Regarding the Church in Czechoslovakia, it is further said that "in 1951 the Church in Czechoslovakia was declared autocephalous by the Moscow Patriarchate, but it is ruled by the Russian Metropolitan Eleftherius." It is said about Pryashevskaya Rus: "In 1952, a populous church-laity council of the Orthodox Church took place in Pryashevo, at which the former Uniates unanimously decided to break their Uniate chains to the Roman Papacy and solemnly transferred to their great-grandfather, Orthodoxy."

It is not necessary to go so deeply in order to switch from these judgments to the atmosphere of the third evidence of a lie—already open and manifest. The first issue for 1954 of the organ of the Patriarchal Exarchate in America, United Church, with a report on the March church congress has just been published. A certain "layman," the personal secretary of the Archbishop Hermogen also spoke at it, an associate professor of the Leningrad Theological Academy A. F. Shishkin, who was the first to speak after the report of Archbishop Adam. Let us cite the following passage from the report:

“The Russian Orthodox Church, in the entire centuries-old history of its existence, has never been a martyr. It has not been so over the past 36 years. In a halo of unearthly grandeur, she entered the world ten centuries ago and is now the most fruitful branch of the universal Church of Christ. It is true that on the historical path of its development the Russian Orthodox Church has experienced certain difficulties at times. But these difficulties have never darkened the brow of the Russian Orthodox people and their hierarchy. They saw in these difficulties the providence of God, directing the life of the Church towards her good and prosperity. They also comprehended the providential right hand of God in the events that arose in their homeland 36 years ago [in 1918]. Many were offended in those days. Part of the Orthodox hierarchy could not resist the political temptation either. They left their flock and “without anyone chasing them," withdrew "to a country far away." But thanks be to God, they turned out to be a small group in comparison with the multimillion mass of the Russian Orthodox population. It remained faithful to its Motherland, to its Mother Church and joyfully toiled and continues to work in the name of the Lord in the new conditions of its earthly existence.”

We called this article "Triptych of Lies." How is the lie arranged? On the one hand, there is an almost involuntary lie, behind which one can feel a striving for the truth, but this truth cannot be fully assimilated by a Western person and degenerates into a lie. One can only wish from the bottom of one’s heart that the mental gaze of Western people, striving for the truth, would continue to be enlightened. May the Lord enlighten them and make them wise, so that they can embark on the true path of struggle against the Lie that conquers the world. On the other hand, the deliberate lie, both by the setting in which it is witnessed, and by the person by whom it is spoken, which is, in its essence, open and clearly deceitful. And in the middle is the testimony of a free Orthodox Church organ, in which, on the contrary, everything speaks to the fact that the truth is being communicated here—both in the setting in which it is witnessed, and in the person by whom it is said, and by the very coloring of what is said.
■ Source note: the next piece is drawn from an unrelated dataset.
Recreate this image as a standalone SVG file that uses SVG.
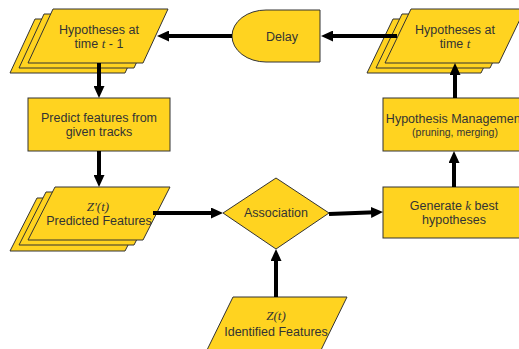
<svg xmlns="http://www.w3.org/2000/svg" width="519" height="349" viewBox="0 0 519 349">
<defs>
<style>
.s{fill:#FFD320;stroke:#333;stroke-width:1}
.t{font-family:"Liberation Sans",Arial,sans-serif;font-size:12.5px;fill:#333;text-anchor:middle}
.sm{font-size:10.5px}
.i{font-family:"Liberation Serif","Times New Roman",serif;font-style:italic;font-size:13px}
.c{stroke:#000;stroke-width:4;fill:none;marker-end:url(#ah)}
</style>
<marker id="ah" markerUnits="userSpaceOnUse" markerWidth="12" markerHeight="11" refX="4" refY="5.5" orient="auto">
<path d="M0,0 L12,5.5 L0,11 Z" fill="#000"/>
</marker>
<path id="pl1" d="M53,9 L168,9 L143,63 L28,63 Z"/>
<path id="pr1" d="M411,9 L525,9 L499,63 L385,63 Z"/>
<path id="pz1" d="M55,187 L170,187 L143,240 L28,240 Z"/>
</defs>
<rect width="519" height="349" fill="#fff"/>

<g id="hyp-prev">
<use href="#pl1" class="s" transform="translate(-18,10)"/>
<use href="#pl1" class="s" transform="translate(-9,5)"/>
<use href="#pl1" class="s"/>
<text class="t" x="99" y="34">Hypotheses at</text>
<text class="t" x="99" y="48">time <tspan class="i">t</tspan> - 1</text>
</g>

<g id="delay">
<path class="s" d="M320,10 H266 A34,26 0 0 0 266,62 H320 Z"/>
<text class="t" x="282" y="41">Delay</text>
</g>

<g id="hyp-now">
<use href="#pr1" class="s" transform="translate(-18,10)"/>
<use href="#pr1" class="s" transform="translate(-9,5)"/>
<use href="#pr1" class="s"/>
<text class="t" x="455" y="34">Hypotheses at</text>
<text class="t" x="455" y="48">time <tspan class="i">t</tspan></text>
</g>

<g id="predict">
<rect class="s" x="28" y="98" width="142" height="53"/>
<text class="t" x="99" y="122">Predict features from</text>
<text class="t" x="99" y="136">given tracks</text>
</g>

<g id="hyp-mgmt">
<rect class="s" x="383" y="98" width="145" height="53"/>
<text class="t" x="455" y="123">Hypothesis Management</text>
<text class="t sm" x="455" y="136">(pruning, merging)</text>
</g>

<g id="predicted">
<use href="#pz1" class="s" transform="translate(-18,11)"/>
<use href="#pz1" class="s" transform="translate(-9,5)"/>
<use href="#pz1" class="s"/>
<text class="t i" x="98" y="211">Z'(t)</text>
<text class="t" x="99" y="225">Predicted Features</text>
</g>

<g id="association">
<path class="s" d="M223,213 L276,178 L329,213 L276,249 Z"/>
<text class="t" x="276" y="217">Association</text>
</g>

<g id="generate">
<rect class="s" x="383" y="187" width="140" height="51"/>
<text class="t" x="454" y="210">Generate <tspan class="i">k</tspan> best</text>
<text class="t" x="454" y="224">hypotheses</text>
</g>

<g id="identified">
<path class="s" d="M233,297 L347,297 L321,350 L207,350 Z"/>
<text class="t i" x="276" y="320">Z(t)</text>
<text class="t" x="276" y="336">Identified Features</text>
</g>

<g id="connectors">
<line class="c" x1="397" y1="36" x2="329" y2="36"/>
<line class="c" x1="232" y1="36" x2="165" y2="36"/>
<line class="c" x1="99" y1="63" x2="99" y2="90"/>
<line class="c" x1="99" y1="151" x2="99" y2="179"/>
<line class="c" x1="153" y1="213" x2="215" y2="213"/>
<line class="c" x1="276" y1="297" x2="276" y2="257"/>
<line class="c" x1="329" y1="214" x2="375" y2="212.3"/>
<line class="c" x1="454" y1="187" x2="454" y2="159"/>
<line class="c" x1="455" y1="98" x2="455" y2="71"/>
</g>
</svg>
After all, here, even with "fearless" objectivity, it is pointed out that Patriarch Alexei is completely dependent on Soviet power! It also points to the troubles that the Church suffered from the Soviet power! But how is all this indicated? The recognition of the complete dependence of the patriarch on the satanic power does not prevent the assertion that the Church has defended itself and Russia continues to be Holy Russia. There is not a hint of everything that is now known to everyone and what the above-quoted foreign journal is talking about, nor the very persecution of the Church by godless Bolshevism! With what words can one adequately evaluate the exhaustive image of it by the Russian Orthodox free journal, as something “with which the believers were scared to death”?!
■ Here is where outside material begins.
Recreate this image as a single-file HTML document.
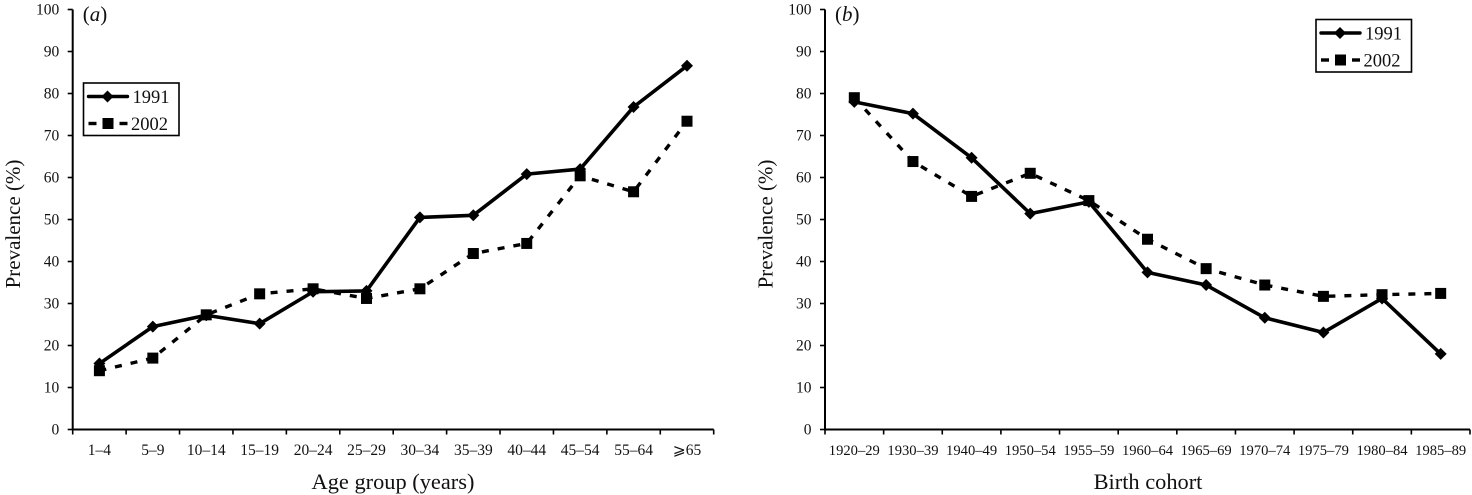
<!DOCTYPE html>
<html>
<head>
<meta charset="utf-8">
<style>
html,body{margin:0;padding:0;background:#fff;}
svg{display:block;font-family:"Liberation Serif","DejaVu Serif",serif;fill:#111;}
</style>
</head>
<body>
<svg id="chart" width="1472" height="495" viewBox="0 0 1472 495" xmlns="http://www.w3.org/2000/svg"></svg>
<script>
const yTicks = [0,10,20,30,40,50,60,70,80,90,100];
const ageGroups = ['1–4','5–9','10–14','15–19','20–24','25–29','30–34','35–39','40–44','45–54','55–64','⩾65'];
const age1991 = [15.7,24.5,27.2,25.2,32.8,33,50.5,51,60.8,62,76.8,86.6];
const age2002 = [14,17,27.3,32.3,33.5,31.2,33.5,41.9,44.3,60.4,56.6,73.4];
const cohorts = ['1920–29','1930–39','1940–49','1950–54','1955–59','1960–64','1965–69','1970–74','1975–79','1980–84','1985–89'];
const cohort1991 = [78,75.2,64.7,51.4,54.2,37.4,34.4,26.6,23.1,31.2,18];
const cohort2002 = [79,63.8,55.5,61,54.5,45.3,38.3,34.4,31.7,32.1,32.4];

const svg = document.getElementById('chart');
const NS = 'http://www.w3.org/2000/svg';
function mk(tag, attrs, parent, text){
  const el = document.createElementNS(NS, tag);
  for (const k in attrs) el.setAttribute(k, attrs[k]);
  if (text !== undefined) el.textContent = text;
  parent.appendChild(el);
  return el;
}
function marker(kind, x, y, parent, name){
  let el;
  if (kind === 'diamond') {
    el = mk('polygon', {points:`${x},${y-6} ${x+6},${y} ${x},${y+6} ${x-6},${y}`, fill:'#000'}, parent);
  } else {
    el = mk('rect', {x:x-5.5, y:y-5.5, width:11, height:11, fill:'#000'}, parent);
  }
  
  
}
function panel(o){
  const g = mk('g', {}, svg);
  
  
  const top = 9.5, bottom = 429.5, yMax = 100;
  const y = v => bottom - (v / yMax) * (bottom - top);
  const band = o.width / o.cats.length;
  const x = i => o.x0 + band * (i + 0.5);

  const axis = mk('path', {
    d:`M${o.x0} ${top}V${bottom}H${o.x0 + o.width}`,
    fill:'none', stroke:'#000', 'stroke-width':2
  }, g);
  
  

  yTicks.forEach(t => {
    const tick = mk('line', {x1:o.x0-5, x2:o.x0, y1:y(t), y2:y(t), stroke:'#000', 'stroke-width':1.6}, g);
    
    
    const label = mk('text', {x:o.x0-13.5, y:y(t)+5, 'text-anchor':'end', 'font-size':15.5}, g, t);
    
    
  });
  for (let i = 0; i <= o.cats.length; i++) {
    const xt = o.x0 + band * i;
    const tick = mk('line', {x1:xt, x2:xt, y1:bottom, y2:bottom+5, stroke:'#000', 'stroke-width':1.6}, g);
    
    
  }
  o.cats.forEach((c, i) => {
    const label = mk('text', {x:x(i), y:455, 'text-anchor':'middle', 'font-size':o.catSize}, g, c);
    
    
  });

  const pts = s => s.map((v, i) => x(i) + ',' + y(v)).join(' ');
  const dashed = mk('polyline', {points:pts(o.s2002), fill:'none', stroke:'#000', 'stroke-width':3.4, 'stroke-dasharray':'7 9'}, g);
  
  
  const solid = mk('polyline', {points:pts(o.s1991), fill:'none', stroke:'#000', 'stroke-width':3.6, 'stroke-linejoin':'round'}, g);
  
  
  o.s1991.forEach((v, i) => marker('diamond', x(i), y(v), g, o.id + '-point-1991'));
  o.s2002.forEach((v, i) => marker('square', x(i), y(v), g, o.id + '-point-2002'));

  const yTitle = mk('text', {transform:`translate(${o.x0-52.5},224) rotate(-90)`, 'text-anchor':'middle', 'font-size':21}, g, 'Prevalence (%)');
  
  
  const xTitle = mk('text', {x:o.xTitleX, y:489, 'text-anchor':'middle', 'font-size':22.4}, g, o.xTitle);
  
  
  const tag = mk('text', {x:o.x0+10, y:21, 'font-size':21}, g);
  
  
  mk('tspan', {}, tag, '(');
  mk('tspan', {'font-style':'italic'}, tag, o.id);
  mk('tspan', {}, tag, ')');

  const lg = mk('g', {}, g);
  
  
  const lx = o.legendX, ly = o.legendY;
  mk('rect', {x:lx, y:ly, width:95.5, height:52.5, fill:'#fff', stroke:'#000', 'stroke-width':1.6}, lg);
  mk('line', {x1:lx+5, x2:lx+44, y1:ly+13.5, y2:ly+13.5, stroke:'#000', 'stroke-width':3.4, 'stroke-linecap':'round'}, lg);
  marker('diamond', lx+24, ly+13.5, lg, 'legend-marker-1991');
  mk('text', {x:lx+49, y:ly+20, 'font-size':18.5}, lg, '1991');
  mk('line', {x1:lx+5, x2:lx+13, y1:ly+40.5, y2:ly+40.5, stroke:'#000', 'stroke-width':3.4}, lg);
  mk('line', {x1:lx+36, x2:lx+44, y1:ly+40.5, y2:ly+40.5, stroke:'#000', 'stroke-width':3.4}, lg);
  marker('square', lx+24.5, ly+40.5, lg, 'legend-marker-2002');
  mk('text', {x:lx+47.5, y:ly+47, 'font-size':18.5}, lg, '2002');
}
panel({id:'a', x0:72.7, width:641, cats:ageGroups, s1991:age1991, s2002:age2002, catSize:15.5, xTitle:'Age group (years)', xTitleX:393, legendX:83.5, legendY:83});
panel({id:'b', x0:825, width:645, cats:cohorts, s1991:cohort1991, s2002:cohort2002, catSize:14.6, xTitle:'Birth cohort', xTitleX:1148, legendX:1316, legendY:19.5});
</script>
</body>
</html>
We perceive with sympathy the speeches of those who, making their journey to understand the truth, are still unable to extricate themselves from the snares of lies—even if they are still stuck on the most important one. This is the bitter fate of the West, determined by its entire past. We look with pity at the personal fate of those who can no longer not tell lies and for whom a certain excuse can only be their confidence in their knowledge; and for all that, nothing can come out of their mouths but a lie everyone already knows. But what can one say about those from the Russian clergy abroad who, in freedom, of their free will, occupy themselves with a despicable task by using crafty and rotten words to justify, encourage, and engender that lukewarmness towards the truth that makes peopleaccording to the experience of those who know the nature of the Soviet evilnot experienced fighters against it, not enlighteners of the universe in this struggle on which the fate of the world depends, but its evil promoters?!

But here it is not so important what the motives of such indulgence in evil are. Let it sometimes be just laziness of thought and a weak-willed giving of oneself to the mercy of influential currents. One should think about the sin of "ignorance"! The "ignorance" of the sinful is always based on one's own will for evil, one's personal and conscious decision on the path of evil. If this is so in relation to the most average person, then what about the "shepherds"? Must we always talk about "ignorance"? Is there not often a greater sin?
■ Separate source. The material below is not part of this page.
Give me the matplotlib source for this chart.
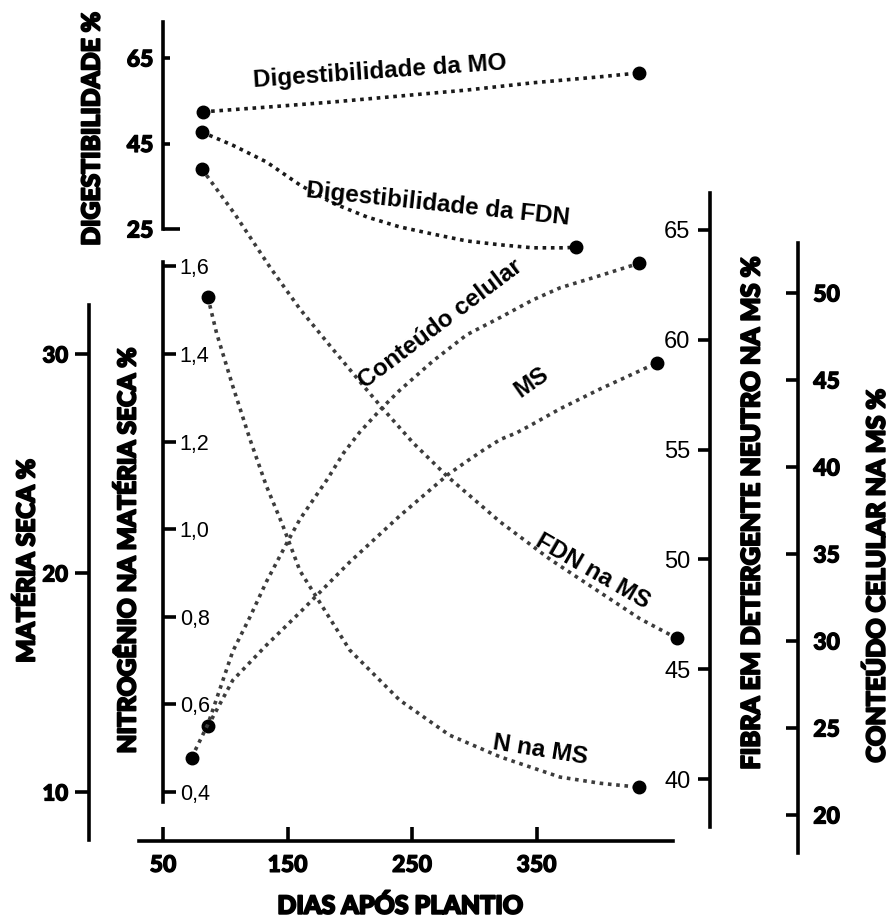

And how gratifying it is to realize that you belong to a Church family openly proclaiming the truth on this most obligatory issue! Under the sign of this truth, the recently concluded Diocesan Assembly took place—and the introduction for it written by Met. Anastassy can rightfully be called historical.

The truth is always simple. There are infinitely diverse varieties of lies, fancifully arranged according to the conventional scheme, which we have designated as the "triptych of lies." It is opposed by a clear understanding that the "Soviet Church" is not a capturing of the Church, not an oppression of the Church, not a persecution of the Church, but something fundamentally different. All this was and all this still remains, but all this [evil] has already achieved a result that one must have the courage to see. That which is called the "Soviet Church" serves the Soviet power, and since this power is a militantly atheistic power, then the "Soviet" Church is already not the Church; you cannot serve God and Belial at the same time.

Metr. Anastasy testified to this on behalf of our Church. Those who are able to understand and share this are on one side: they are with God. Those who do not want to or cannot understand this, those who have not already made their final choice, are thereby hanging over an abyss, and it is our holy duty to warn them with a full voice against the danger that threatens them. This defines our historical place in the world.

(Pravoslavnaya Rus’ [Orthodox Russia]. No. 10, 1954. Pp. 1-3.)